Century also flew in socialite and hotel heiress Hilton to Manila last year to help design and promote a suburban Manila residential project that features a man-made beach.

Industry players say the property boom reflects the overall status of the nation’s economy as it picks up steam after decades of under performing compared with many of its Asian neighbors.

The economy grew 6.4 per cent in the first quarter, the stock market has surged 20 per cent this year to hit all-time highs, and the country’s credit rating has been bumped up to just a step below investment grade.

The central bank’s benchmark interest rates are also at historic lows – 4.0 per cent for the benchmark borrowing rate – ensuring large piles of cheap cash for property development.

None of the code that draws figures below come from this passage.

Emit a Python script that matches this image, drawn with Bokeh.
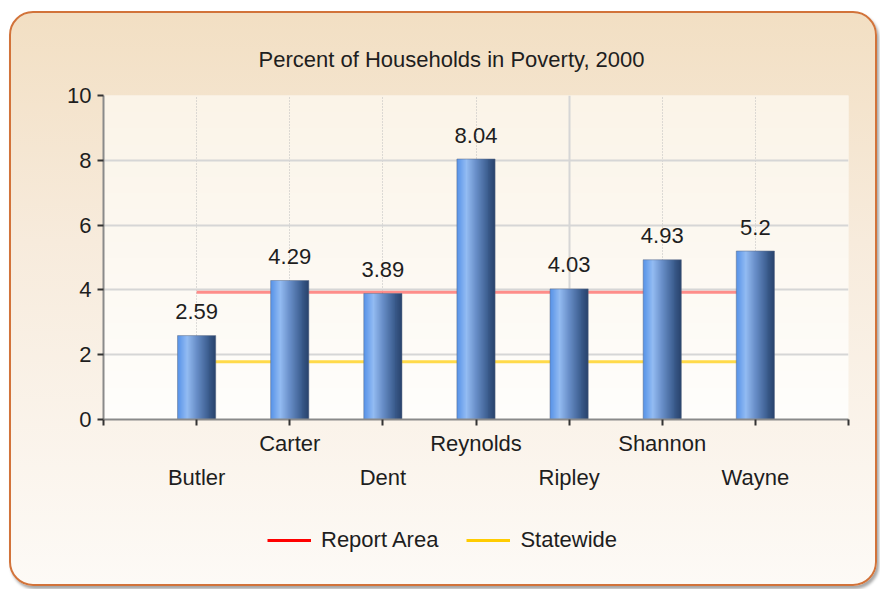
import numpy as np
from bokeh.plotting import figure
from bokeh.layouts import column
from bokeh.core.properties import value
from bokeh.models import (ColumnDataSource, LabelSet, Legend, FixedTicker,
                          Grid, Range1d, LinearAxis, Title)
from bokeh.embed import file_html
from bokeh.resources import INLINE

# ---------------- data ----------------
title_text = "Percent of Households in Poverty, 2000"
counties = ["Butler", "Carter", "Dent", "Reynolds", "Ripley", "Shannon", "Wayne"]
values = [2.59, 4.29, 3.89, 8.04, 4.03, 4.93, 5.2]
value_labels = ["2.59", "4.29", "3.89", "8.04", "4.03", "4.93", "5.2"]
report_area = 3.93
statewide = 1.78
y_ticks = [0, 2, 4, 6, 8, 10]
series_names = ["Report Area", "Statewide"]

# ---------------- style ----------------
FONT = "Liberation Sans"
FS = "22px"
TXT = "#1e1e1e"

xpos = list(range(1, len(counties) + 1))
x_end = len(counties) + 1

p = figure(width=864, height=497, x_range=Range1d(0, x_end),
           y_range=Range1d(0, 10), output_backend="svg", toolbar_location=None,
           min_border_left=92, min_border_right=27, min_border_top=82,
           min_border_bottom=91)
p.border_fill_alpha = 0
p.outline_line_color = None
p.background_fill_color = "#fdf9f2"

# title (left aligned with an offset so it sits centred on the whole chart)
p.title = Title(text=title_text, align="left", offset=155, standoff=48,
                text_font=FONT, text_font_size=FS, text_color=TXT,
                text_font_style="normal")

# plot-area vertical gradient background
n_rows = 120
top_c = np.array([251, 244, 232])
bot_c = np.array([255, 254, 252])
img = np.zeros((n_rows, 1), dtype=np.uint32)
view = img.view(dtype=np.uint8).reshape((n_rows, 1, 4))
for r in range(n_rows):
    t = r / (n_rows - 1)
    c = bot_c * (1 - t) + top_c * t
    view[r, 0, :3] = c.astype(np.uint8)
    view[r, 0, 3] = 255
bg = p.image_rgba(image=[img], x=0, y=0, dw=x_end, dh=10)
bg.level = "image"

# grids
p.ygrid.ticker = FixedTicker(ticks=y_ticks[1:])
p.ygrid.grid_line_color = "#d6d6d6"
p.ygrid.grid_line_width = 2
p.xgrid.ticker = FixedTicker(ticks=[t for t in range(1, x_end + 1) if t != 5])
p.xgrid.grid_line_color = "#bdbdbd"
p.xgrid.grid_line_width = 1
p.xgrid.grid_line_dash = "1 2"
solid_v = Grid(dimension=0, ticker=FixedTicker(ticks=[5]),
               grid_line_color="#d6d6d6", grid_line_width=2)
p.add_layout(solid_v)

# reference lines (behind bars)
p.line([xpos[0], xpos[-1]], [report_area, report_area], line_color="#ff2020",
       line_alpha=0.5, line_width=3)
p.line([xpos[0], xpos[-1]], [statewide, statewide], line_color="#ffcc00",
       line_alpha=0.7, line_width=3)

# gradient bars: one horizontal-gradient image per bar, sized by the value
stops = [(0.0, (86, 146, 232)), (0.25, (150, 190, 244)), (0.5, (104, 142, 200)),
         (0.78, (62, 96, 146)), (1.0, (40, 66, 108))]


def grad(t):
    for (t0, c0), (t1, c1) in zip(stops[:-1], stops[1:]):
        if t0 <= t <= t1:
            u = (t - t0) / (t1 - t0)
            return [int(round(a + (b - a) * u)) for a, b in zip(c0, c1)]
    return list(stops[-1][1])


bw = 0.41
n_cols = 40
bar_img = np.zeros((1, n_cols), dtype=np.uint32)
bv = bar_img.view(dtype=np.uint8).reshape((1, n_cols, 4))
for k in range(n_cols):
    bv[0, k, :3] = grad((k + 0.5) / n_cols)
    bv[0, k, 3] = 255
p.image_rgba(image=[bar_img] * len(values), x=[x - bw / 2 for x in xpos],
             y=[0] * len(values), dw=[bw] * len(values), dh=values)
p.vbar(x=xpos, top=values, width=bw, fill_alpha=0, line_color="#5a6a85",
       line_alpha=0.5, line_width=1)

# value labels
vsrc = ColumnDataSource(dict(x=xpos, y=values, t=value_labels))
p.add_layout(LabelSet(x="x", y="y", text="t", source=vsrc, y_offset=24,
                      text_align="center", text_baseline="middle",
                      text_font=value(FONT), text_font_size=value(FS),
                      text_color=TXT))

# y axis
p.yaxis.ticker = FixedTicker(ticks=y_ticks)
p.yaxis.axis_line_color = "#8a8a8a"
p.yaxis.axis_line_width = 2
p.yaxis.major_tick_line_color = "#333333"
p.yaxis.major_tick_line_width = 2
p.yaxis.major_tick_out = 6
p.yaxis.major_tick_in = 0
p.yaxis.minor_tick_line_color = None
p.yaxis.major_label_text_font = FONT
p.yaxis.major_label_text_font_size = FS
p.yaxis.major_label_text_color = TXT
p.yaxis.major_label_standoff = 6

# x axis: ticks + upper row of labels (Carter, Reynolds, Shannon)
xax = p.below[0]
upper = {i + 1: (counties[i] if i % 2 == 1 else "") for i in range(len(counties))}
upper[0] = ""
upper[x_end] = ""
xax.ticker = FixedTicker(ticks=list(range(0, x_end + 1)))
xax.major_label_overrides = upper
xax.axis_line_color = "#8a8a8a"
xax.axis_line_width = 2
xax.major_tick_line_color = "#333333"
xax.major_tick_line_width = 2
xax.major_tick_out = 6
xax.major_tick_in = 0
xax.minor_tick_line_color = None
xax.major_label_text_font = FONT
xax.major_label_text_font_size = FS
xax.major_label_text_color = TXT
xax.major_label_standoff = 5

# second (label-only) axis: lower row (Butler, Dent, Ripley, Wayne)
lower = {i + 1: counties[i] for i in range(0, len(counties), 2)}
ax2 = LinearAxis(ticker=FixedTicker(ticks=sorted(lower.keys())),
                 major_label_overrides=lower, axis_line_color=None,
                 major_tick_line_color=None, minor_tick_line_color=None,
                 major_tick_out=0, major_tick_in=0, major_label_standoff=6,
                 major_label_text_font=FONT, major_label_text_font_size=FS,
                 major_label_text_color=TXT)
p.add_layout(ax2, "below")

# invisible spacer between the title and the plot area
spacer = LinearAxis(ticker=FixedTicker(ticks=[]), axis_line_color=None,
                    major_tick_line_color=None, minor_tick_line_color=None,
                    major_tick_out=8, major_tick_in=0, minor_tick_out=0,
                    minor_tick_in=0, major_label_standoff=0)
p.add_layout(spacer, "above")

# legend strip: a small figure that holds only the legend.  Its renderers
# carry the series values, which lie outside this strip's 0..1 range.
q = figure(width=864, height=74, x_range=Range1d(0, x_end), y_range=Range1d(0, 1),
           output_backend="svg", toolbar_location=None, x_axis_type=None,
           y_axis_type=None, min_border=0)
q.border_fill_alpha = 0
q.background_fill_alpha = 0
q.outline_line_color = None
r1 = q.line([xpos[0], xpos[-1]], [report_area, report_area],
            line_color="#ff0000", line_width=3)
r2 = q.line([xpos[0], xpos[-1]], [statewide, statewide],
            line_color="#ffcc00", line_width=3)
legend = Legend(items=[(series_names[0], [r1]), (series_names[1], [r2])],
                orientation="horizontal", location=(164, 31),
                glyph_width=44, glyph_height=20, label_standoff=10, spacing=28,
                padding=0, margin=0, background_fill_alpha=0,
                border_line_color=None, label_text_font=FONT,
                label_text_font_size=FS, label_text_color=TXT)
q.add_layout(legend)

layout = column(p, q, spacing=0)
layout.styles = {
    "margin-left": "9px", "margin-top": "11px",
    "border": "2px solid #d2733a", "border-radius": "24px",
    "background": "linear-gradient(to bottom, #f2dfc3 0%, #f7ebdc 40%, #fdfaf6 100%)",
    "box-shadow": "2px 3px 3px rgba(0,0,0,0.35)",
}

open("out.html", "w").write(file_html(layout, INLINE))
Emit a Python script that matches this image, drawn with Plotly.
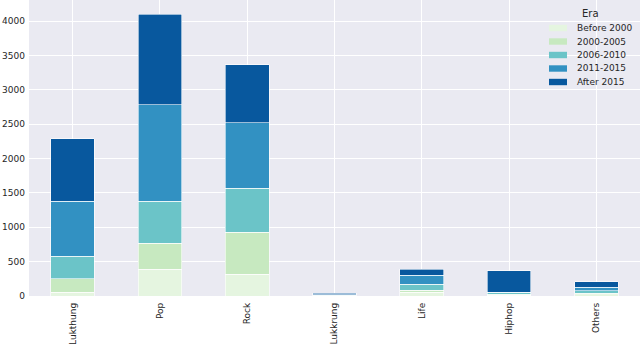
import plotly.graph_objects as go

categories = ["Lukthung", "Pop", "Rock", "Lukkrung", "Life", "Hiphop", "Others"]
eras = ["Before 2000", "2000-2005", "2006-2010", "2011-2015", "After 2015"]
before_2000 = [58, 391, 319, 2, 54, 10, 15]
y2000_2005 = [192, 377, 608, 3, 33, 15, 24]
y2006_2010 = [330, 609, 638, 5, 87, 20, 38]
y2011_2015 = [800, 1405, 956, 10, 130, 10, 53]
after_2015 = [905, 1320, 841, 20, 83, 313, 77]
series = [before_2000, y2000_2005, y2006_2010, y2011_2015, after_2015]
colors = ["#e5f5e0", "#c7e9c0", "#6bc4c8", "#3291c2", "#08589e"]
y_ticks = [0, 500, 1000, 1500, 2000, 2500, 3000, 3500, 4000]

W, H = 640, 346
ML, MR, MT, MB = 29, 0, 0, 50
PW, PH = W - ML - MR, H - MT - MB

def px(x):
    return (x - ML) / PW

def py(y):
    return 1 - (y - MT) / PH

fig = go.Figure()
for name, vals, col in zip(eras, series, colors):
    fig.add_trace(go.Bar(
        x=list(range(len(categories))), y=vals, name=name,
        marker=dict(color=col, line=dict(color="white", width=0.6)),
        showlegend=False,
    ))

font_col = "#262626"
fig.update_layout(
    width=W, height=H, autosize=False,
    barmode="stack", bargap=0.5,
    paper_bgcolor="white", plot_bgcolor="#eaeaf2",
    margin=dict(l=ML, r=MR, t=MT, b=MB, pad=0),
    font=dict(family="DejaVu Sans", size=9, color=font_col),
    xaxis=dict(
        tickmode="array", tickvals=list(range(len(categories))), ticktext=categories,
        tickangle=-90, range=[-0.5, 6.5], showgrid=True, gridcolor="white",
        gridwidth=1, zeroline=False, ticks="", showline=False, automargin=False,
        ticklabelstandoff=4,
    ),
    yaxis=dict(
        tickmode="array", tickvals=y_ticks, range=[0, 4306],
        showgrid=True, gridcolor="white", gridwidth=1, zeroline=False,
        ticks="", showline=False, automargin=False, ticklabelstandoff=3,
    ),
    showlegend=False,
)

# Legend (drawn in paper coordinates)
shapes = []
annotations = [dict(
    text="Era", x=px(590), y=py(13), xref="paper", yref="paper",
    xanchor="center", yanchor="middle", showarrow=False,
    font=dict(size=10, color=font_col),
)]
row_y = [28, 41.5, 55, 68.5, 82]
for name, col, ry in zip(eras, colors, row_y):
    shapes.append(dict(
        type="rect", xref="paper", yref="paper",
        x0=px(549), x1=px(567), y0=py(ry - 3.2), y1=py(ry + 3.2),
        fillcolor=col, line=dict(width=0),
    ))
    annotations.append(dict(
        text=name, x=px(575), y=py(ry), xref="paper", yref="paper",
        xanchor="left", yanchor="middle", showarrow=False,
        font=dict(size=9, color=font_col),
    ))
fig.update_layout(shapes=shapes, annotations=annotations)

fig.write_html(
    "out.html",
    config={"displayModeBar": False},
    post_script="document.body.style.margin='0';document.body.style.padding='0';",
)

Aside from the macro economic picture, real estate analysts point to the outsourcing phenomenon as one of the key drivers of the property boom.

From virtually nothing a decade ago, outsourcing now employs more than 600,000 people and is worth $11 billion annually, according to the main industry association which is forecasting 15 per cent growth in the years ahead.

Many of the skyscrapers are being built to cater for the outsourcing workforce, which performs a myriad of tasks from call centre duties to designing architectural plans for foreign firms.

Meanwhile, roughly nine million Filipinos who work overseas are sending large chunks of the $22 billion they earn – equal to 10 per cent of the nation’s gross domestic product – back home, often investing in real estate.

The frenetic building pace has some quarters anxious over a potential property bubble, with the global economic woes adding to concerns.